A lot of first-time investors are moving to stock markets to use up the free time in lockdown and to earn some extra cash. And most of these investors are trying their hand at short term trading as a way to get fast returns. Clearly, stock markets have become more accessible for every investor. However, getting into trading without a sufficient understanding of the basics of trading can lead to losses in the portfolio. Hence, today, we are going to look at a few types of stock market trading and it’s suitability for various investor profiles.
Types of Stock Market Trading
Intraday Trading / Day Trading
Intraday trading or Day trading is simply buying and selling the shares on the same day. Usually, traders use this type of trading to take advantage of small price movements in shares that happen during the day. While this does sound very lucrative and easy way to make money, you need to be very mindful about the movements in the share price.
Intraday trading is not something that you can follow as a hobby. You will have to spend time to track the share price and to exit at the right time. So if you are a beginner and don’t have much experience in trading, it is ideal not to go with this option. Because during volatile markets, the share prices change by seconds and tracking this movement can be a challenge for new investors.
Swing trading is a short term trading style spread across various days/weeks to take advantage of short term gains. A lot of traders execute Swing Trading strategy with technical analysis of stocks.
The key to successfully execute a swing trading strategy is to identify a trend for a stock. If there is clarity in short term movement of the stock, you can benefit from using swing trading.

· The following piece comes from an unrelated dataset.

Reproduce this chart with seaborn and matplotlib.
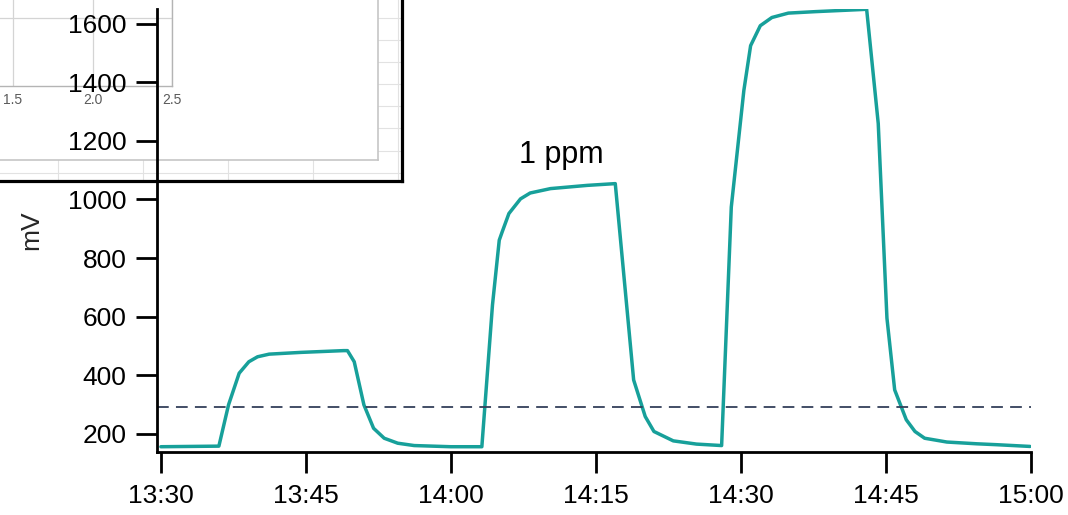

As your investment period is longer, the potential returns are also higher in this strategy. However, an unaccepted event or news can lead to losses.

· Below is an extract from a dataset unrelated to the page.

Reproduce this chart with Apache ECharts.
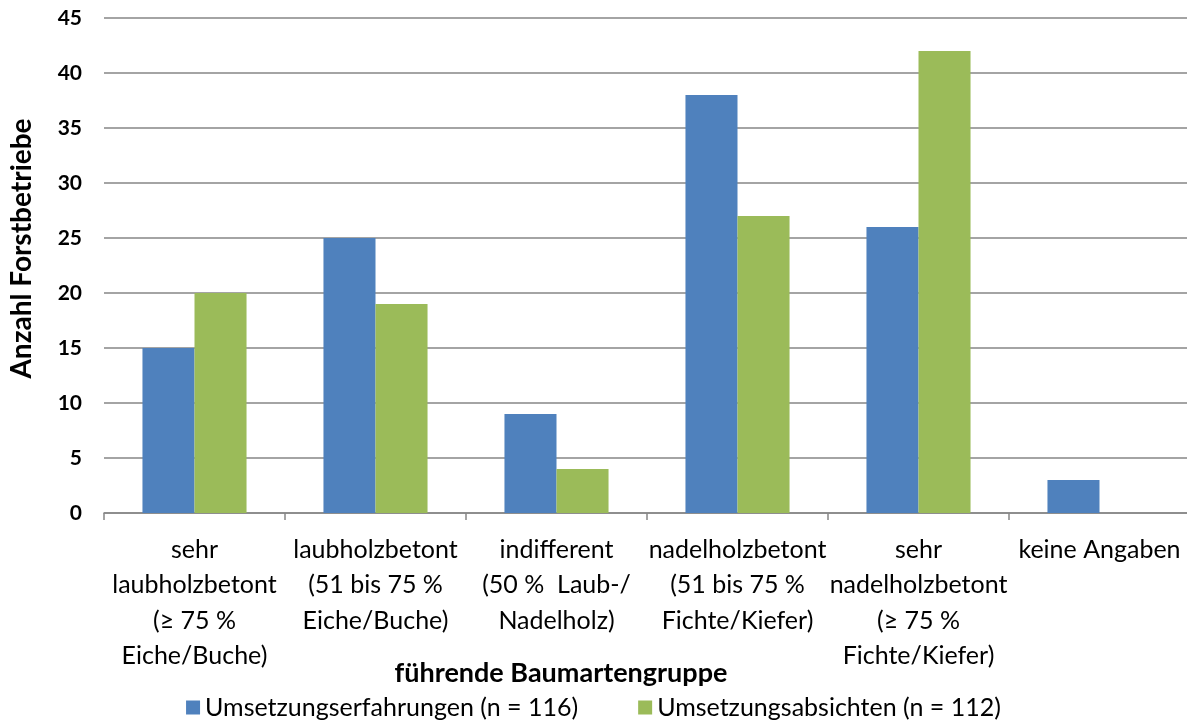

Swing trading is suitable for investors who are comfortable with volatility and have the patience to hold on to a position until it plays out.
Positional trading is a strategy which includes holding on to a stock for a few days/months till it reached your target price. This strategy is executed with a mix of technical analysis and the fundamental aspects of the stocks. Technical analysis helps in identifying entry and exit points of the stock and the fundamental aspects help with understanding the potential upside/downside of the stock.

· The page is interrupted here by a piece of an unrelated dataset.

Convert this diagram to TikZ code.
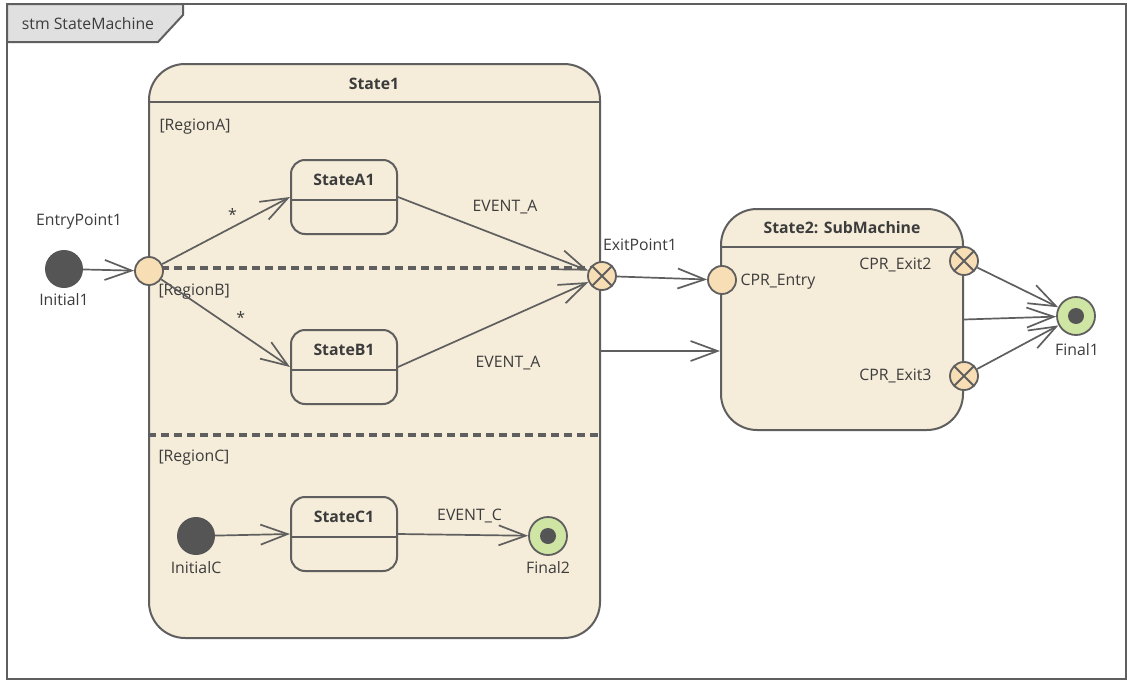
\documentclass[tikz,border=0pt]{standalone}
\usepackage{fontspec}
\setmainfont{Open Sans}
\usepackage{xcolor}
\usetikzlibrary{arrows.meta, calc}

\definecolor{lineGray}{RGB}{95,95,95}
\definecolor{txtGray}{RGB}{60,60,60}
\definecolor{stateFill}{RGB}{245,236,217}
\definecolor{pointFill}{RGB}{248,222,180}
\definecolor{finalGreen}{RGB}{206,229,164}
\definecolor{initGray}{RGB}{85,85,85}
\definecolor{tabGray}{RGB}{224,224,224}

\begin{document}
\begin{tikzpicture}[x=1pt,y=-1pt]
\tikzset{every node/.style={font=\fontsize{15.8}{18}\selectfont,text=txtGray},
         statename/.style={font=\fontsize{15.8}{18}\selectfont\bfseries},
         state/.style={draw=lineGray,line width=2pt,fill=stateFill,rounded corners=14pt},
         initial/.style={circle,fill=initGray,minimum size=38pt,inner sep=0pt},
         final/.style={circle,draw=lineGray,line width=1.8pt,fill=finalGreen,minimum size=38pt,inner sep=0pt,
           path picture={\fill[initGray] (path picture bounding box.center) circle (8pt);}},
         entrypt/.style={circle,draw=lineGray,line width=1.8pt,fill=pointFill,minimum size=28pt,inner sep=0pt},
         exitpt/.style={entrypt,path picture={\draw[lineGray,line width=1.8pt]
           (path picture bounding box.north west)--(path picture bounding box.south east)
           (path picture bounding box.south west)--(path picture bounding box.north east);}},
         trans/.style={draw=lineGray,line width=1.7pt,-{Straight Barb[length=27pt,width=20pt]}},
         sepline/.style={draw=lineGray,line width=3.4pt,dash pattern=on 8pt off 5pt},
         hline/.style={draw=lineGray,line width=2pt}}
\useasboundingbox (0,0) rectangle (1127,680);
% Frame and tab
\draw[lineGray,line width=2pt,fill=white](7,4) rectangle (1126,679);
\draw[lineGray,line width=2pt,fill=tabGray](7,4)--(183,4)--(183,15)--(158,42)--(7,42)--cycle;
\node (title) at (88,24) {stm StateMachine};
% State1 (composite, three regions)
\node[state,minimum width=451pt,minimum height=574pt,rounded corners=36pt] (s1) at (374.5,351) {};
\node[statename] (s1name) at (374,84) {State1};
\draw[hline]($(s1.north west)+(0,39)$)--($(s1.north east)+(0,39)$);
\draw[sepline]($(s1.west)+(0,-83)$)--($(s1.east)+(0,-83)$);
\draw[sepline]($(s1.west)+(0,84)$)--($(s1.east)+(0,84)$);
\node[anchor=west] (regA) at (156,127) {[RegionA]};
\node[anchor=west] (regB) at (155,292) {[RegionB]};
\node[anchor=west] (regC) at (155,458) {[RegionC]};
% Substates
\node[state,minimum width=106pt,minimum height=74pt] (sa1) at (344,197) {};
\draw[hline]($(sa1.west)+(0,3)$)--($(sa1.east)+(0,3)$);
\node[statename] (sa1name) at (344,180) {StateA1};
\node[state,minimum width=106pt,minimum height=74pt] (sb1) at (344,367) {};
\draw[hline]($(sb1.west)+(0,3)$)--($(sb1.east)+(0,3)$);
\node[statename] (sb1name) at (344,350) {StateB1};
\node[state,minimum width=106pt,minimum height=74pt] (sc1) at (344,534) {};
\draw[hline]($(sc1.west)+(0,3)$)--($(sc1.east)+(0,3)$);
\node[statename] (sc1name) at (344,517) {StateC1};
% State2 (submachine)
\node[state,minimum width=242pt,minimum height=221pt,rounded corners=36pt] (s2) at (842,319.5) {};
\draw[hline]($(s2.north west)+(0,39)$)--($(s2.north east)+(0,39)$);
\node[statename] (s2name) at (842,228) {State2: SubMachine};
% Pseudostates
\node[initial] (init1) at (64,269) {};
\node (init1lbl) at (64,300) {Initial1};
\node[entrypt] (ep1) at (149,271) {};
\node (ep1lbl) at (79,222) {EntryPoint1};
\node[exitpt] (xp1) at (602,276) {};
\node (xp1lbl) at (640,245) {ExitPoint1};
\node[entrypt] (cpre) at (722,280) {};
\node[anchor=west] (cprelbl) at (737,282) {CPR\_Entry};
\node[exitpt] (cprx2) at (964,261) {};
\node[anchor=east] (cprx2lbl) at (935,265) {CPR\_Exit2};
\node[exitpt] (cprx3) at (964,376) {};
\node[anchor=east] (cprx3lbl) at (935,376) {CPR\_Exit3};
\node[final] (fin1) at (1076,316) {};
\node (fin1lbl) at (1077,350) {Final1};
\node[initial] (initc) at (196,536) {};
\node (initclbl) at (196,568) {InitialC};
\node[final] (fin2) at (548,536) {};
\node (fin2lbl) at (548,568) {Final2};
% Transitions
\draw[trans](init1)--(ep1);
\draw[trans](ep1)--(sa1.west) node[pos=0.55,above=3pt]{*};
\draw[trans](ep1)--(sb1.west) node[pos=0.55,above right=0pt]{*};
\draw[trans](sa1.east)--(xp1);
\draw[trans](sb1.east)--(xp1);
\node (evA1) at (505,207) {EVENT\_A};
\node (evA2) at (508,363) {EVENT\_A};
\draw[trans](xp1)--(cpre);
\draw[trans](s1.east)--(s1.east -| s2.west);
\draw[trans](cprx2)--(fin1);
\draw[trans](s2.east)--(fin1);
\draw[trans](cprx3)--(fin1);
\draw[trans](initc)--(sc1.west);
\draw[trans](sc1.east)--(fin2) node[pos=0.55,above=8pt]{EVENT\_C};
\end{tikzpicture}
\end{document}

This strategy is useful for a new investor because even if the investment call goes wrong in the short term, it is possible to cover losses over long periods.
These are just some of the most frequently used trading strategies by short term investors. In addition to this, there are a few factors which you should keep in mind while trading for the first time:
- Stop loss for every trade is a must.
- Avoid margin trading in the early days. Margin trading can multiply your losses if the trade goes wrong.
- Do not invest all your capital in one go.
- Do not short sell until you get some experience of market volatility.
- Do not jump into derivatives at the start as they have very high risk associated with them.
Stock markets are a great way to make money but it also has extreme volatility. As a new investor, it is important to understand all the nuances of trading and get a view on risk as well as possible losses. This will set the right expectations from your trades.